• **OBJECTIVE**
Write the data out again exactly, with no pictures.

>> Begin DATA BLOCK

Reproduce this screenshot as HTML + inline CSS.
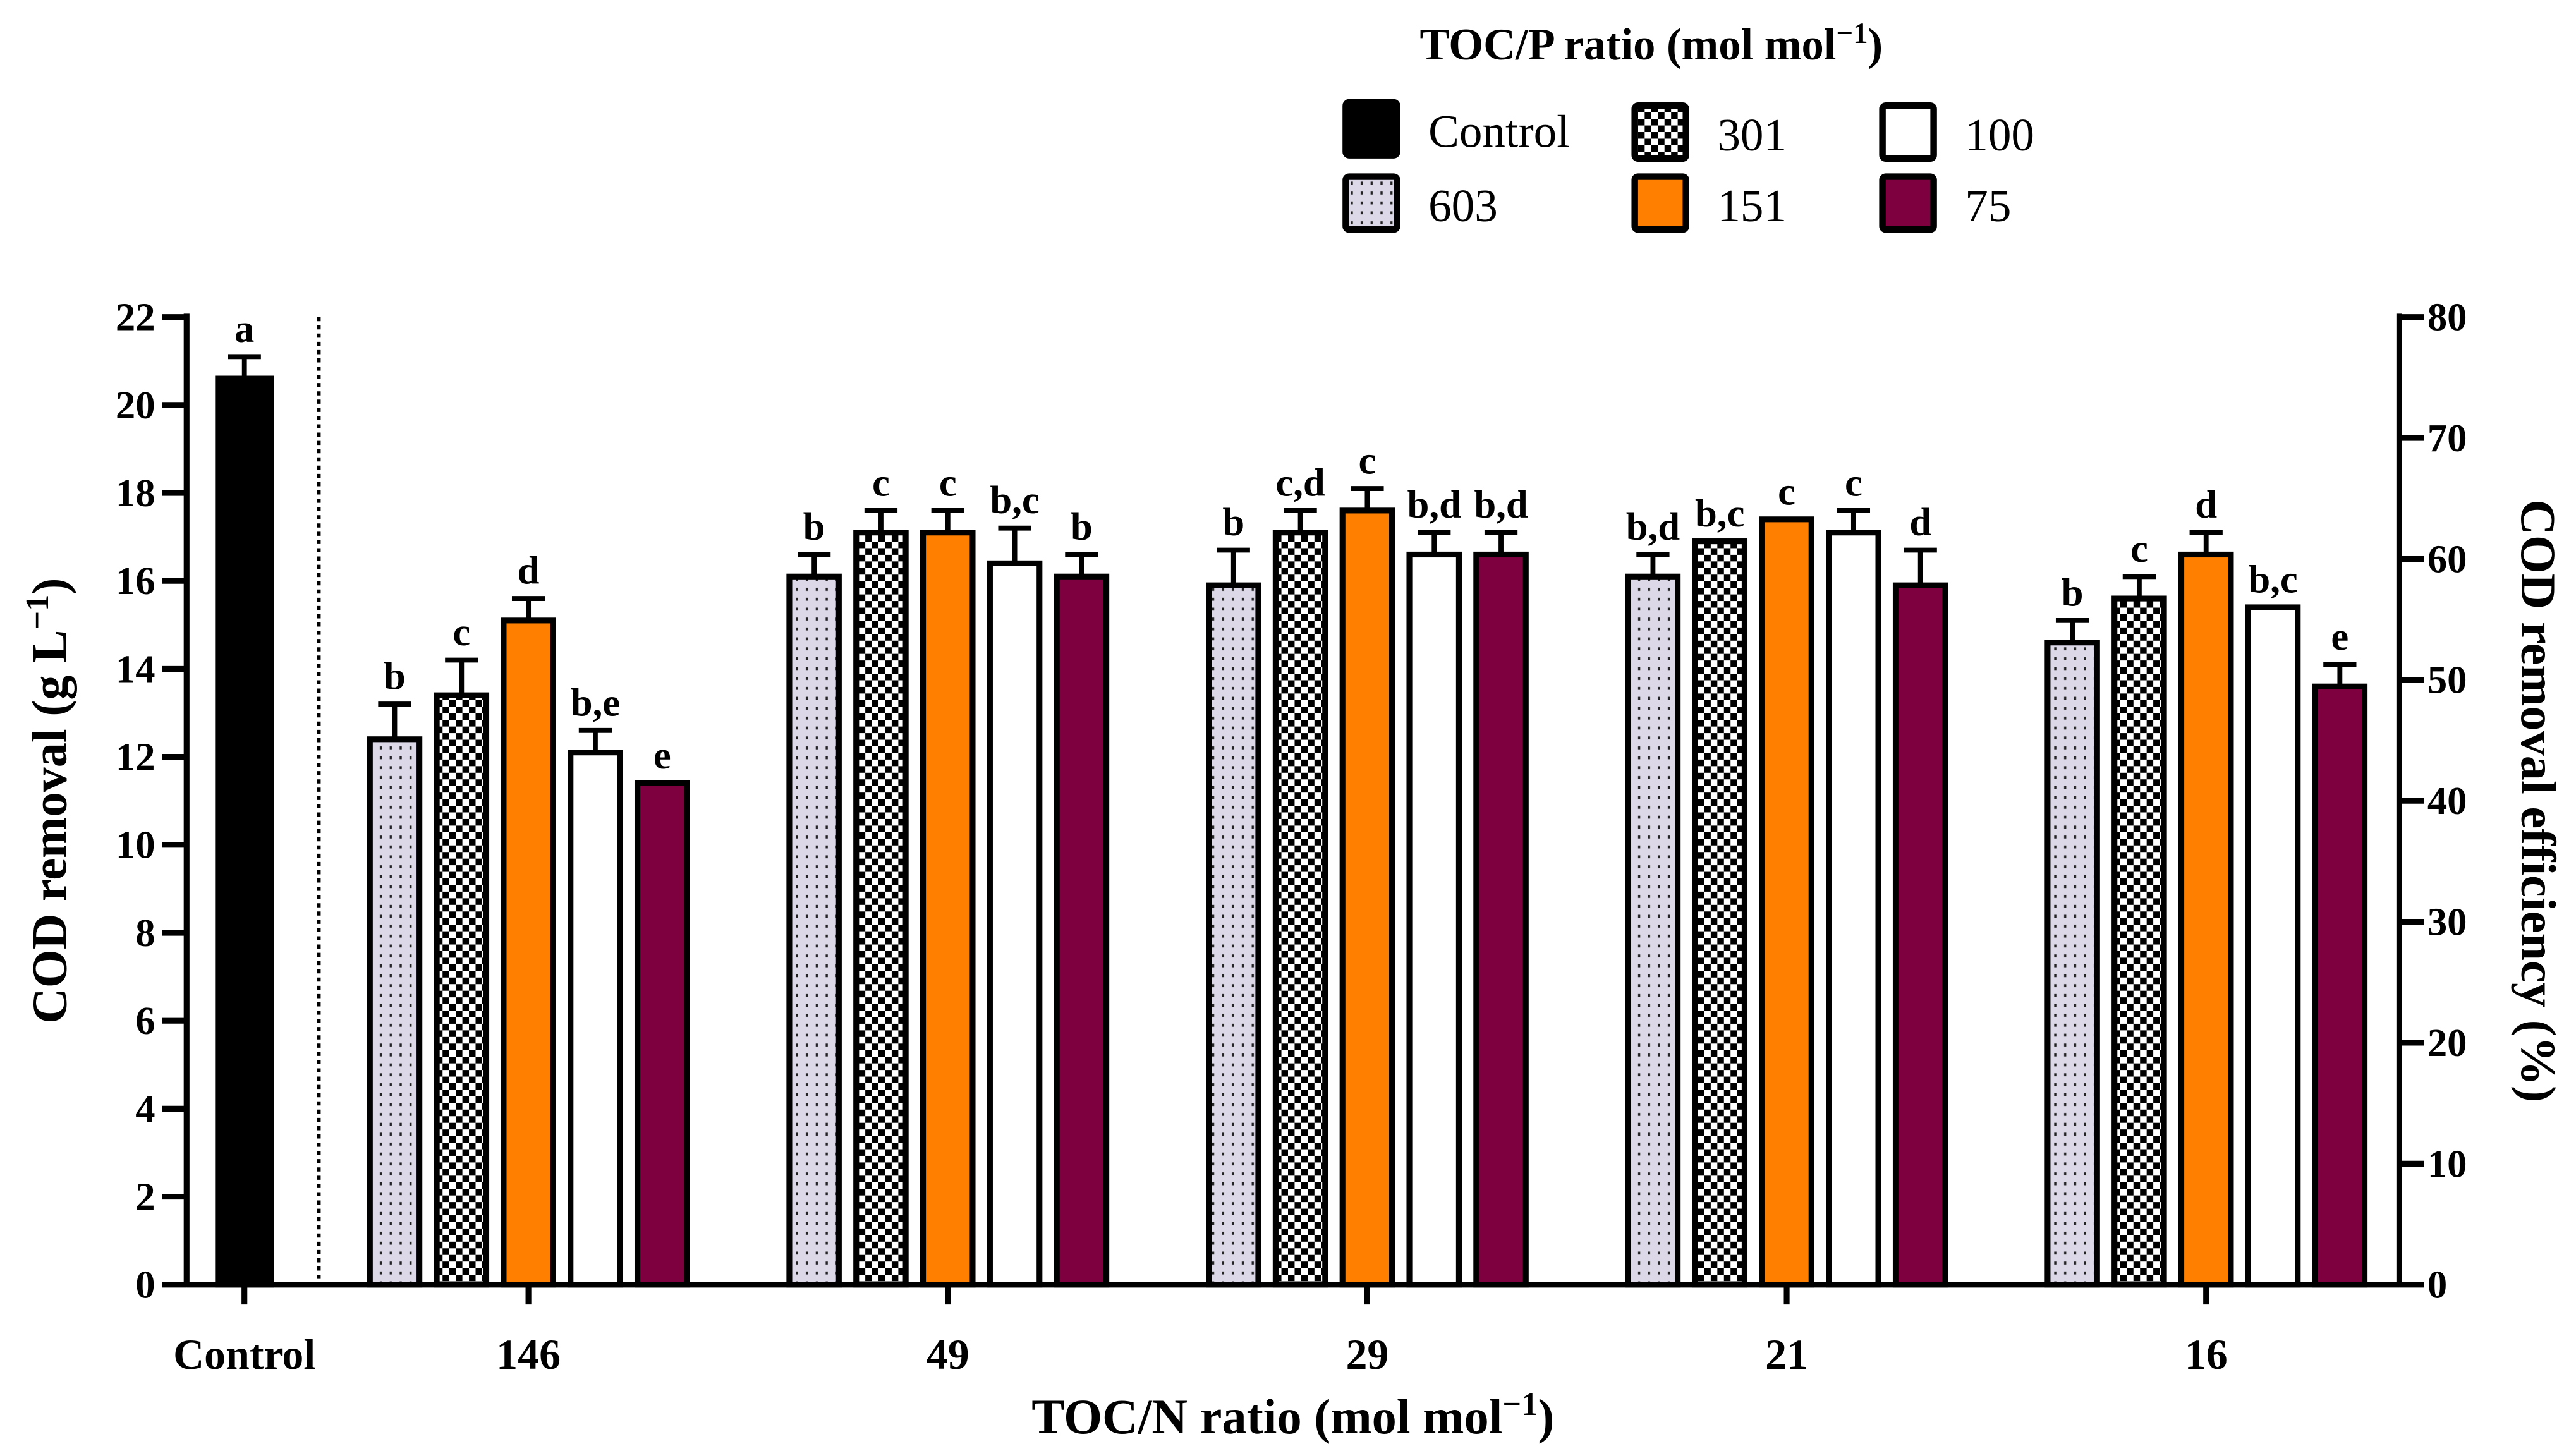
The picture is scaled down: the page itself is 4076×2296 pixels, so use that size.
<!DOCTYPE html>
<html><head><meta charset="utf-8"><style>
html,body{margin:0;padding:0;background:#fff;}
svg{display:block;}
text{font-family:"Liberation Serif",serif;}
</style></head><body>
<svg id="chart" width="4076" height="2296" viewBox="0 0 1560 878.75" xmlns="http://www.w3.org/2000/svg">
<defs>
<pattern id="pDots" width="6" height="6" patternUnits="userSpaceOnUse"><rect width="6" height="6" fill="#dcd8e8"/><rect x="2" y="2" width="1.3" height="1.8" fill="#222"/></pattern>
<pattern id="pCheck" width="8" height="8" patternUnits="userSpaceOnUse"><rect width="8" height="8" fill="#fff"/><rect width="4" height="4" fill="#000"/><rect x="4" y="4" width="4" height="4" fill="#000"/></pattern>
</defs>
<g id="legend"></g>
<g id="axes"></g>
<g id="bars"></g>
</svg>
<script>
const groups = ["146","49","29","21","16"];
const series = ["603","301","151","100","75"];
const controlValue = 20.6;
const controlErr = 0.5;
const controlLetter = "a";
const values = [
 [12.4,13.4,15.1,12.1,11.4],
 [16.1,17.1,17.1,16.4,16.1],
 [15.9,17.1,17.6,16.6,16.6],
 [16.1,16.9,17.4,17.1,15.9],
 [14.6,15.6,16.6,15.4,13.6]
];
const errors = [
 [0.8,0.8,0.5,0.5,0],
 [0.5,0.5,0.5,0.8,0.5],
 [0.8,0.5,0.5,0.5,0.5],
 [0.5,0,0,0.5,0.8],
 [0.5,0.5,0.5,0,0.5]
];
const letters = [
 ["b","c","d","b,e","e"],
 ["b","c","c","b,c","b"],
 ["b","c,d","c","b,d","b,d"],
 ["b,d","b,c","c","c","d"],
 ["b","c","d","b,c","e"]
];
const leftTicks = [0,2,4,6,8,10,12,14,16,18,20,22];
const rightTicks = [0,10,20,30,40,50,60,70,80];

const NS="http://www.w3.org/2000/svg";
const X0=113, X1=1453, Y0=778, Y22=192;
const y = v => Y0 - (v/22)*(Y0-Y22);
const yR = v => Y0 - (v/80)*(Y0-Y22);
const groupX = i => 320 + i*254;
const fills = ["url(#pDots)","url(#pCheck)","#ff8000","#ffffff","#7f003f"];
function mk(tag, attrs, parent, txt){const e=document.createElementNS(NS,tag);for(const k in attrs)e.setAttribute(k,attrs[k]);if(txt!==undefined)e.textContent=txt;parent.appendChild(e);return e;}
const axes=document.getElementById('axes'), bars=document.getElementById('bars'), leg=document.getElementById('legend');

let e=mk('line',{x1:X0,y1:Y22-2,x2:X0,y2:Y0+1.5,stroke:'#000','stroke-width':3.5},axes);


e=mk('line',{x1:X1,y1:Y22-2,x2:X1,y2:Y0+1.5,stroke:'#000','stroke-width':3.5},axes);


e=mk('line',{x1:X0,y1:Y0,x2:X1,y2:Y0,stroke:'#000','stroke-width':3.5},axes);


leftTicks.forEach(t=>{
 mk('line',{x1:X0-15,y1:y(t),x2:X0,y2:y(t),stroke:'#000','stroke-width':3.5},axes);
 const tx=mk('text',{x:X0-19,y:y(t)+8,'text-anchor':'end','font-size':24,'font-weight':'bold'},axes,String(t));
 
 
});
rightTicks.forEach(t=>{
 mk('line',{x1:X1,y1:yR(t),x2:X1+15,y2:yR(t),stroke:'#000','stroke-width':3.5},axes);
 const tx=mk('text',{x:X1+17,y:yR(t)+8,'text-anchor':'start','font-size':24,'font-weight':'bold'},axes,String(t));
 
 
});
const xCats=[{x:148,l:"Control"}].concat(groups.map((g,i)=>({x:groupX(i),l:g})));
xCats.forEach(c=>{
 mk('line',{x1:c.x,y1:Y0,x2:c.x,y2:Y0+12,stroke:'#000','stroke-width':3.5},axes);
 const tx=mk('text',{x:c.x,y:829,'text-anchor':'middle','font-size':26,'font-weight':'bold'},axes,c.l);
 
 
});
e=mk('line',{x1:193,y1:Y22,x2:193,y2:Y0,stroke:'#000','stroke-width':2.4,'stroke-dasharray':'2.5,2.5'},axes);


e=mk('text',{x:783,y:868,'text-anchor':'middle','font-size':30,'font-weight':'bold'},axes);
e.innerHTML='TOC/N ratio (mol mol<tspan dy="-11" font-size="20">−1</tspan><tspan dy="11">)</tspan>';


e=mk('text',{x:0,y:0,'text-anchor':'middle','font-size':30,'font-weight':'bold',transform:'translate(40,485) rotate(-90)'},axes);
e.innerHTML='COD removal (g L<tspan dy="-11" font-size="20">−1</tspan><tspan dy="11">)</tspan>';


e=mk('text',{x:0,y:0,'text-anchor':'middle','font-size':30,'font-weight':'bold',transform:'translate(1527,485) rotate(90)'},axes,'COD removal efficiency (%)');



function bar(cx,v,err,fill,letter,name,w){
 const top=y(v);
 if(err>0){
  mk('line',{x1:cx,y1:top,x2:cx,y2:y(v+err),stroke:'#000','stroke-width':3},bars);
  mk('line',{x1:cx-10,y1:y(v+err),x2:cx+10,y2:y(v+err),stroke:'#000','stroke-width':3},bars);
 }
 const r=mk('rect',{x:cx-w/2,y:top,width:w,height:Y0-top,fill:fill,stroke:'#000','stroke-width':3.5},bars);
 
 
 const t=mk('text',{x:cx,y:y(v+err)-9,'text-anchor':'middle','font-size':24,'font-weight':'bold'},bars,letter);
 
 
}
bar(148,controlValue,controlErr,'#000',controlLetter,'bar-control',32);
groups.forEach((g,i)=>series.forEach((s,j)=>{
 bar(groupX(i)+(j-2)*40.5,values[i][j],errors[i][j],fills[j],letters[i][j],'bar-'+g+'-'+s,30);
}));

e=mk('text',{x:1000,y:36,'text-anchor':'middle','font-size':27,'font-weight':'bold'},leg);
e.innerHTML='TOC/P ratio (mol mol<tspan dy="-10" font-size="18">−1</tspan><tspan dy="10">)</tspan>';


const legItems=[["Control","#000",815,62],["301","url(#pCheck)",990,64],["100","#fff",1140,64],["603","url(#pDots)",815,107],["151","#ff8000",990,107],["75","#7f003f",1140,107]];
legItems.forEach(it=>{
 const g=mk('g',{},leg);
 
 
 mk('rect',{x:it[2],y:it[3],width:31,height:32,fill:it[1],stroke:'#000','stroke-width':4,rx:2},g);
 mk('text',{x:it[2]+50,y:it[3]+27,'font-size':28},g,it[0]);
});
</script>
</body></html>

>> End DATA BLOCK

• **RESULT FOR THIS TASK**
Reproduce this screenshot as HTML + inline CSS.
The picture is scaled down: the page itself is 4076×2296 pixels, so use that size.
<!DOCTYPE html>
<html><head><meta charset="utf-8"><style>
html,body{margin:0;padding:0;background:#fff;}
svg{display:block;}
text{font-family:"Liberation Serif",serif;}
</style></head><body>
<svg id="chart" width="4076" height="2296" viewBox="0 0 1560 878.75" xmlns="http://www.w3.org/2000/svg">
<defs>
<pattern id="pDots" width="6" height="6" patternUnits="userSpaceOnUse"><rect width="6" height="6" fill="#dcd8e8"/><rect x="2" y="2" width="1.3" height="1.8" fill="#222"/></pattern>
<pattern id="pCheck" width="8" height="8" patternUnits="userSpaceOnUse"><rect width="8" height="8" fill="#fff"/><rect width="4" height="4" fill="#000"/><rect x="4" y="4" width="4" height="4" fill="#000"/></pattern>
</defs>
<g id="legend"></g>
<g id="axes"></g>
<g id="bars"></g>
</svg>
<script>
const groups = ["146","49","29","21","16"];
const series = ["603","301","151","100","75"];
const controlValue = 20.6;
const controlErr = 0.5;
const controlLetter = "a";
const values = [
 [12.4,13.4,15.1,12.1,11.4],
 [16.1,17.1,17.1,16.4,16.1],
 [15.9,17.1,17.6,16.6,16.6],
 [16.1,16.9,17.4,17.1,15.9],
 [14.6,15.6,16.6,15.4,13.6]
];
const errors = [
 [0.8,0.8,0.5,0.5,0],
 [0.5,0.5,0.5,0.8,0.5],
 [0.8,0.5,0.5,0.5,0.5],
 [0.5,0,0,0.5,0.8],
 [0.5,0.5,0.5,0,0.5]
];
const letters = [
 ["b","c","d","b,e","e"],
 ["b","c","c","b,c","b"],
 ["b","c,d","c","b,d","b,d"],
 ["b,d","b,c","c","c","d"],
 ["b","c","d","b,c","e"]
];
const leftTicks = [0,2,4,6,8,10,12,14,16,18,20,22];
const rightTicks = [0,10,20,30,40,50,60,70,80];

const NS="http://www.w3.org/2000/svg";
const X0=113, X1=1453, Y0=778, Y22=192;
const y = v => Y0 - (v/22)*(Y0-Y22);
const yR = v => Y0 - (v/80)*(Y0-Y22);
const groupX = i => 320 + i*254;
const fills = ["url(#pDots)","url(#pCheck)","#ff8000","#ffffff","#7f003f"];
function mk(tag, attrs, parent, txt){const e=document.createElementNS(NS,tag);for(const k in attrs)e.setAttribute(k,attrs[k]);if(txt!==undefined)e.textContent=txt;parent.appendChild(e);return e;}
const axes=document.getElementById('axes'), bars=document.getElementById('bars'), leg=document.getElementById('legend');

let e=mk('line',{x1:X0,y1:Y22-2,x2:X0,y2:Y0+1.5,stroke:'#000','stroke-width':3.5},axes);


e=mk('line',{x1:X1,y1:Y22-2,x2:X1,y2:Y0+1.5,stroke:'#000','stroke-width':3.5},axes);


e=mk('line',{x1:X0,y1:Y0,x2:X1,y2:Y0,stroke:'#000','stroke-width':3.5},axes);


leftTicks.forEach(t=>{
 mk('line',{x1:X0-15,y1:y(t),x2:X0,y2:y(t),stroke:'#000','stroke-width':3.5},axes);
 const tx=mk('text',{x:X0-19,y:y(t)+8,'text-anchor':'end','font-size':24,'font-weight':'bold'},axes,String(t));
 
 
});
rightTicks.forEach(t=>{
 mk('line',{x1:X1,y1:yR(t),x2:X1+15,y2:yR(t),stroke:'#000','stroke-width':3.5},axes);
 const tx=mk('text',{x:X1+17,y:yR(t)+8,'text-anchor':'start','font-size':24,'font-weight':'bold'},axes,String(t));
 
 
});
const xCats=[{x:148,l:"Control"}].concat(groups.map((g,i)=>({x:groupX(i),l:g})));
xCats.forEach(c=>{
 mk('line',{x1:c.x,y1:Y0,x2:c.x,y2:Y0+12,stroke:'#000','stroke-width':3.5},axes);
 const tx=mk('text',{x:c.x,y:829,'text-anchor':'middle','font-size':26,'font-weight':'bold'},axes,c.l);
 
 
});
e=mk('line',{x1:193,y1:Y22,x2:193,y2:Y0,stroke:'#000','stroke-width':2.4,'stroke-dasharray':'2.5,2.5'},axes);


e=mk('text',{x:783,y:868,'text-anchor':'middle','font-size':30,'font-weight':'bold'},axes);
e.innerHTML='TOC/N ratio (mol mol<tspan dy="-11" font-size="20">−1</tspan><tspan dy="11">)</tspan>';


e=mk('text',{x:0,y:0,'text-anchor':'middle','font-size':30,'font-weight':'bold',transform:'translate(40,485) rotate(-90)'},axes);
e.innerHTML='COD removal (g L<tspan dy="-11" font-size="20">−1</tspan><tspan dy="11">)</tspan>';


e=mk('text',{x:0,y:0,'text-anchor':'middle','font-size':30,'font-weight':'bold',transform:'translate(1527,485) rotate(90)'},axes,'COD removal efficiency (%)');



function bar(cx,v,err,fill,letter,name,w){
 const top=y(v);
 if(err>0){
  mk('line',{x1:cx,y1:top,x2:cx,y2:y(v+err),stroke:'#000','stroke-width':3},bars);
  mk('line',{x1:cx-10,y1:y(v+err),x2:cx+10,y2:y(v+err),stroke:'#000','stroke-width':3},bars);
 }
 const r=mk('rect',{x:cx-w/2,y:top,width:w,height:Y0-top,fill:fill,stroke:'#000','stroke-width':3.5},bars);
 
 
 const t=mk('text',{x:cx,y:y(v+err)-9,'text-anchor':'middle','font-size':24,'font-weight':'bold'},bars,letter);
 
 
}
bar(148,controlValue,controlErr,'#000',controlLetter,'bar-control',32);
groups.forEach((g,i)=>series.forEach((s,j)=>{
 bar(groupX(i)+(j-2)*40.5,values[i][j],errors[i][j],fills[j],letters[i][j],'bar-'+g+'-'+s,30);
}));

e=mk('text',{x:1000,y:36,'text-anchor':'middle','font-size':27,'font-weight':'bold'},leg);
e.innerHTML='TOC/P ratio (mol mol<tspan dy="-10" font-size="18">−1</tspan><tspan dy="10">)</tspan>';


const legItems=[["Control","#000",815,62],["301","url(#pCheck)",990,64],["100","#fff",1140,64],["603","url(#pDots)",815,107],["151","#ff8000",990,107],["75","#7f003f",1140,107]];
legItems.forEach(it=>{
 const g=mk('g',{},leg);
 
 
 mk('rect',{x:it[2],y:it[3],width:31,height:32,fill:it[1],stroke:'#000','stroke-width':4,rx:2},g);
 mk('text',{x:it[2]+50,y:it[3]+27,'font-size':28},g,it[0]);
});
</script>
</body></html>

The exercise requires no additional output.